Centinaia per l'addio a Mirco. I genitori: «La sua malattia una battaglia per la vita»

Centinaia di persone con le lacrime agli occhi hanno lasciato il passo alla bara bianca trasportata da sei dei suoi più cari amici



di Riccardo Valletti
BOLZANO. Decine di manifesti affissi sui lampioni di Bolzano di prima mattina: «Ciao Mirco... X sempre uno di noi». Poi, poco prima delle 11, in centinaia hanno accolto il feretro di Mirco Martini nella Chiesa del Santissimo Rosario di Oltrisarco. Centinaia di persone con le lacrime agli occhi hanno lasciato il passo alla bara bianca trasportata da sei dei suoi più cari amici.

Se ne va così, in un affollato silenzio, il giovane di 33 anni che tutti ricordano pieno di vitalità, sorridente, entusiasta della vita. «Grazie di essere nato»: l'estremo saluto di Carla, sua madre, dal pulpito. Il papà Enrico da due giorni è come assente, tutti insieme fino all'ultimo avevano tenuto duro, si erano stretti ancora di più, avevano lottato come un solo uomo contro il tumore di Mirco, ora c'è spazio solo per il dolore.

Michela sua sorella, infermiera al San Maurizio, racconta che era proprio Mirco a non volerne sapere di darsi per vinto: «Non voleva che piangessimo, che non ci perdessimo d'animo». Ha lottato con le unghie Mirco. Non voleva mollare. Un leone. «Diceva sempre "che mi diano qualsiasi veleno purché mi faccia guarire" - racconta Michela - e invece radio e chemio non facevano effetto». Una battaglia per la vita durata un anno e mezzo, iniziata con un neo sul collo.

«Alla prima visita gli avevano consigliato di tenerlo sotto controllo - racconta sua madre con il tono di voce di chi ha ripetuto tante volte questa triste storia - poco dopo è andato in vacanza a Santo Domingo e al ritorno il neo si era rotto, forse per il troppo sole». Poi la sequenza di visite, la diagnosi di melanoma, la prima operazione a Milano. «Gli fecero un taglio da 45 punti di sutura, per ripulire tutta la zona tra la mascella e la spalla».

Ma le prime radioterapie e chemioterapie non sortiscono nessun effetto. «Siamo tornati a Milano quattro mesi fa per il secondo intervento, ma ormai il tumore si era allargato al resto del corpo». Inizia la terapia del dolore, le cure palliative al San Maurizio. «Circa un mese fa ci fu la prima crisi epilettica, poi è progressivamente peggiorato».

Poi l'ultimo ricovero, pochi giorni prima della sua morte. «Andava a fare la terapia del dolore e non è più tornato», conclude Carla.

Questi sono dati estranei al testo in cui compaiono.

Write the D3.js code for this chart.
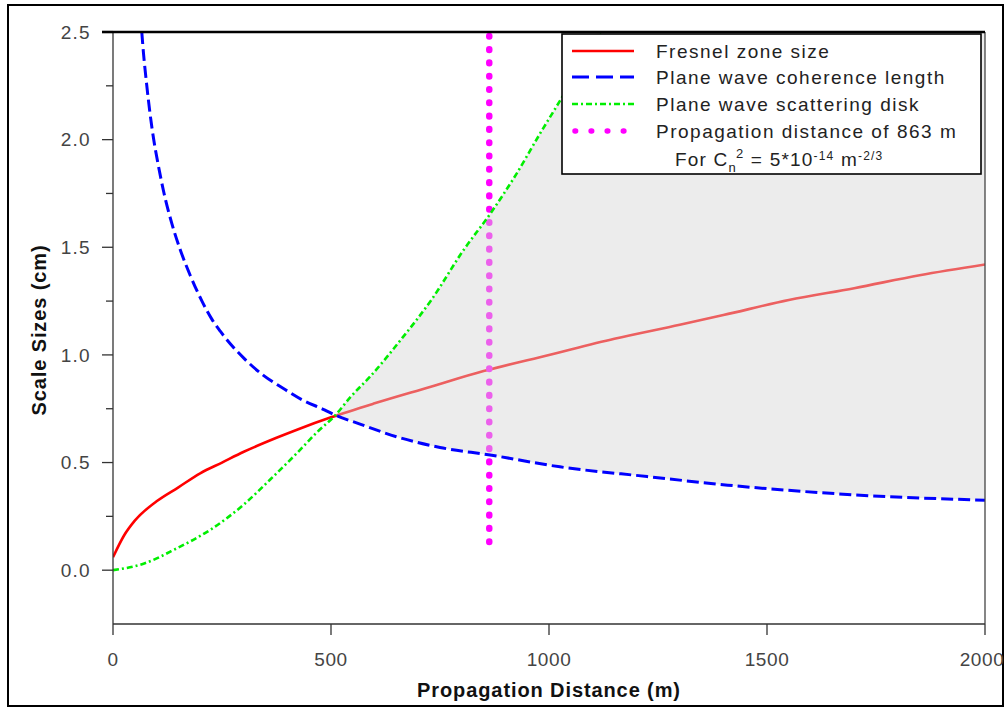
<!DOCTYPE html>
<html>
<head>
<meta charset="utf-8">
<script src="https://cdn.jsdelivr.net/npm/d3@7"></script>
<style>
body { margin: 0; background: #fff; }
text { font-family: 'Liberation Sans', Arial, sans-serif; }
</style>
</head>
<body>
<svg id="chart" width="1007" height="708"></svg>
<script>
'use strict';

// values (distance in m, size in cm)
let fresnelDist = [0, 25, 50, 100, 150, 200, 250, 300, 375, 425, 500, 600, 725, 850, 1000, 1150, 1300, 1400, 1550, 1700, 1850, 2000];
let fresnelSize = [0.06, 0.16, 0.23, 0.32, 0.385, 0.45, 0.50, 0.55, 0.615, 0.655, 0.71, 0.775, 0.85, 0.925, 1.00, 1.075, 1.14, 1.185, 1.255, 1.31, 1.37, 1.42];

let coherDist = [66, 70, 77, 85, 93, 104, 116, 135, 154, 177, 204, 227, 246, 300, 345, 390, 435, 485, 510, 565, 650, 750, 865, 1025, 1225, 1410, 1700, 2000];
let coherSize = [2.5, 2.40, 2.26, 2.12, 2.005, 1.88, 1.76, 1.61, 1.49, 1.37, 1.25, 1.165, 1.11, 0.985, 0.905, 0.845, 0.79, 0.745, 0.72, 0.68, 0.62, 0.57, 0.535, 0.48, 0.435, 0.395, 0.35, 0.325];

let scatDist = [0, 70, 145, 225, 300, 360, 420, 470, 510, 545, 590, 660, 730, 805, 865, 925, 980, 1025, 1118];
let scatSize = [0.0, 0.03, 0.10, 0.19, 0.305, 0.42, 0.54, 0.645, 0.72, 0.805, 0.90, 1.07, 1.255, 1.49, 1.655, 1.84, 2.03, 2.18, 2.5];

let propDist = 863;
let propRange = [0.1, 2.5];
let shadeFrom = 510;

let xTicks = [0, 500, 1000, 1500, 2000];
let yTicks = [0, 0.5, 1, 1.5, 2, 2.5];
let yMinor = [0.25, 0.75, 1.25, 1.75, 2.25];

let legendLabels = ['Fresnel zone size', 'Plane wave coherence length', 'Plane wave scattering disk', 'Propagation distance of 863 m'];

function pairs(xs, ys) {
	return xs.map(function(d, i) { return [d, ys[i]]; });
}

let svg = d3.select('#chart');
let L = 113, R = 985, T = 32, B = 624;

let x = d3.scaleLinear().domain([0, 2000]).range([L, R]);
let y = d3.scaleLinear().domain([-0.25, 2.5]).range([B, T]);

// outer frame
svg.append('rect')
	.attr('x', 8).attr('y', 5).attr('width', 995).attr('height', 701)
	.attr('fill', 'none').attr('stroke', '#000').attr('stroke-width', 2);

let defs = svg.append('defs');
defs.append('clipPath').attr('id', 'plotclip')
	.append('rect').attr('x', L).attr('y', T).attr('width', R - L).attr('height', B - T);

let line = d3.line().curve(d3.curveMonotoneX).x(function(d) { return x(d[0]); }).y(function(d) { return y(d[1]); });

let fres = pairs(fresnelDist, fresnelSize);
let coher = pairs(coherDist, coherSize);
let scat = pairs(scatDist, scatSize);

// region above the coherence curve, right of the crossing
let above = coher.filter(function(d) { return d[0] >= shadeFrom; });
defs.append('clipPath').attr('id', 'aboveblue')
	.append('path')
	.attr('d', d3.area().curve(d3.curveMonotoneX)
		.x(function(d) { return x(d[0]); })
		.y0(y(2.5))
		.y1(function(d) { return y(d[1]); })(above));

let plot = svg.append('g').attr('clip-path', 'url(#plotclip)');

plot.append('path')
	.attr('d', line(fres))
	.attr('fill', 'none').attr('stroke', '#ff0000').attr('stroke-width', 2.6);

plot.append('path')
	.attr('d', line([[propDist, propRange[1]], [propDist, propRange[0]]]))
	.attr('fill', 'none').attr('stroke', '#ff00ff').attr('stroke-width', 6.5)
	.attr('stroke-linecap', 'round')
	.attr('stroke-dasharray', '0.6 12.7')
	.attr('stroke-dashoffset', -4);

// shaded zone between scattering disk and coherence length
let below = scat.filter(function(d) { return d[0] >= shadeFrom; }).concat([[2000, 2.5]]);
plot.append('g').attr('clip-path', 'url(#aboveblue)')
	.append('path')
	.attr('d', d3.area().curve(d3.curveMonotoneX)
		.x(function(d) { return x(d[0]); })
		.y0(B)
		.y1(function(d) { return y(d[1]); })(below))
	.attr('fill', '#d4d4d4').attr('fill-opacity', 0.45);

plot.append('path')
	.attr('d', line(scat))
	.attr('fill', 'none').attr('stroke', '#00ee00').attr('stroke-width', 2.6)
	.attr('stroke-dasharray', '6 3 2 3');

plot.append('path')
	.attr('d', line(coher))
	.attr('fill', 'none').attr('stroke', '#0000ff').attr('stroke-width', 3)
	.attr('stroke-dasharray', '12 5');

// axes
let ax = svg.append('g').attr('class', 'axes');
ax.append('line').attr('x1', L).attr('x2', L).attr('y1', T).attr('y2', B).attr('stroke', '#333').attr('stroke-width', 1.3);
ax.append('line').attr('x1', R).attr('x2', R).attr('y1', T).attr('y2', B).attr('stroke', '#444').attr('stroke-width', 1.3);
ax.append('line').attr('x1', L).attr('x2', R).attr('y1', B).attr('y2', B).attr('stroke', '#333').attr('stroke-width', 1.3);
ax.append('line').attr('x1', L).attr('x2', R).attr('y1', T).attr('y2', T).attr('stroke', '#000').attr('stroke-width', 2.6);

ax.selectAll('.ymaj').data(yTicks).enter().append('line')
	.attr('x1', L - 11).attr('x2', L)
	.attr('y1', function(d) { return y(d); }).attr('y2', function(d) { return y(d); })
	.attr('stroke', function(d) { return d === 2.5 ? '#000' : '#333'; })
	.attr('stroke-width', function(d) { return d === 2.5 ? 2.6 : 1.3; });
ax.selectAll('.ymin').data(yMinor).enter().append('line')
	.attr('x1', L - 7).attr('x2', L)
	.attr('y1', function(d) { return y(d); }).attr('y2', function(d) { return y(d); })
	.attr('stroke', '#333').attr('stroke-width', 1.3);
ax.selectAll('.ylab').data(yTicks).enter().append('text')
	.attr('x', 91).attr('y', function(d) { return y(d); })
	.attr('dy', '0.36em').attr('text-anchor', 'end')
	.attr('font-size', 19).attr('letter-spacing', 1.3).attr('fill', '#444')
	.text(d3.format('.1f'));

ax.selectAll('.xmaj').data(xTicks).enter().append('line')
	.attr('x1', function(d) { return x(d); }).attr('x2', function(d) { return x(d); })
	.attr('y1', B).attr('y2', B + 11)
	.attr('stroke', '#333').attr('stroke-width', 1.3);
ax.selectAll('.xlab').data(xTicks).enter().append('text')
	.attr('x', function(d) { return x(d) - (d === 2000 ? 3 : 0); }).attr('y', 659)
	.attr('dy', '0.36em').attr('text-anchor', 'middle')
	.attr('font-size', 19).attr('letter-spacing', 0.6).attr('fill', '#444')
	.text(function(d) { return d; });

svg.append('text')
	.attr('x', 549).attr('y', 690).attr('dy', '0.36em').attr('text-anchor', 'middle')
	.attr('font-size', 20).attr('letter-spacing', 0.9).attr('font-weight', 'bold').attr('fill', '#111')
	.text('Propagation Distance (m)');
svg.append('text')
	.attr('transform', 'translate(39,330) rotate(-90)')
	.attr('dy', '0.36em').attr('text-anchor', 'middle')
	.attr('font-size', 20).attr('letter-spacing', 0.9).attr('font-weight', 'bold').attr('fill', '#111')
	.text('Scale Sizes (cm)');

// legend
let lg = svg.append('g').attr('class', 'legend');
lg.append('rect')
	.attr('x', 562).attr('y', 34).attr('width', 419).attr('height', 140)
	.attr('fill', '#fff').attr('stroke', '#000').attr('stroke-width', 1.6);

let rows = [51, 77, 104, 131];
let sample = [
	{stroke: '#ff0000', w: 2.6, dash: null, cap: 'butt'},
	{stroke: '#0000ff', w: 3, dash: '17 7', cap: 'butt'},
	{stroke: '#00ee00', w: 2.6, dash: '6 3 2 3', cap: 'butt'},
	{stroke: '#ff00ff', w: 5.5, dash: '0.6 15.5', cap: 'round'}
];
for (let i=0 ; i<legendLabels.length ; ++i) {
	let s = sample[i];
	let ln = lg.append('line')
		.attr('x1', i === 3 ? 575 : 572).attr('x2', 634)
		.attr('y1', rows[i]).attr('y2', rows[i])
		.attr('stroke', s.stroke).attr('stroke-width', s.w)
		.attr('stroke-linecap', s.cap);
	if (s.dash) {
		ln.attr('stroke-dasharray', s.dash);
	}
	lg.append('text')
		.attr('x', 656).attr('y', rows[i]).attr('dy', '0.36em')
		.attr('font-size', 19).attr('letter-spacing', 1.5).attr('fill', '#222')
		.text(legendLabels[i]);
}

let note = lg.append('text')
	.attr('x', 675).attr('y', 159).attr('dy', '0.36em')
	.attr('font-size', 19).attr('letter-spacing', 1.2).attr('fill', '#222');
note.append('tspan').text('For C');
note.append('tspan').attr('dy', 6).attr('font-size', 13).text('n');
note.append('tspan').attr('dy', -14).attr('dx', -1).attr('font-size', 13).text('2');
note.append('tspan').attr('dy', 8).text(' = 5*10');
note.append('tspan').attr('dy', -6).attr('font-size', 12).text('-14');
note.append('tspan').attr('dy', 6).text(' m');
note.append('tspan').attr('dy', -6).attr('font-size', 12).text('-2/3');
</script>
</body>
</html>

La famiglia gli si era stretta intorno, aggrappata alla sua forza. «Abbiamo lottato con lui, tutti insieme, non ci siamo pianti addosso, e gli sfoghi li lasciavamo a casa prima di andare da lui in ospedale», racconta Michela, che l'ha assistito notte e giorno fino alla fine.

«Speriamo che da lassù abbia visto la cerimonia, che senta tutto l'affetto che gli abbiamo trasmesso e che riposi in pace», sospira Carla. Una lunga coda silenziosa ha sfilato davanti al feretro, per l'ultima carezza al legno su cui era poggiata una foto di Mirco sorridente. Poco più avanti la maglia col numero 4 della sua squadra di pallone, e tanti fiori e nastri. «Oggi non celebriamo la morte - ha detto il sacerdote - ma la vita immortale». In prima fila, di fianco a Michela, piangeva Roberta, la fidanzata di Mirco.

«Gli è stata accanto con grande forza», dice Michela. Poi il pensiero va a tutti gli amici che hanno partecipato alla cerimonia, che sono stati vicini al loro ragazzo, alla Banca Popolare dove lavorava, all'associazione sportiva di Oltrisarco e alla squadra di Pollini. «Un ringraziamento infinito va al San Maurizio - aggiunge la madre Carla - all'oncologia e al reparto cure palliative, senza l'aiuto delle dottoresse Lusso e Gapp e del dottor Bernardo. Non saprei come avremmo fatto senza di loro». E poi ancora alle infermiere Donata, Elisabeth e Lisi, che "sono state un grande sostegno anche morale e psicologico, sempre presenti nei momenti difficili. Le ringraziamo a nome di Mirco".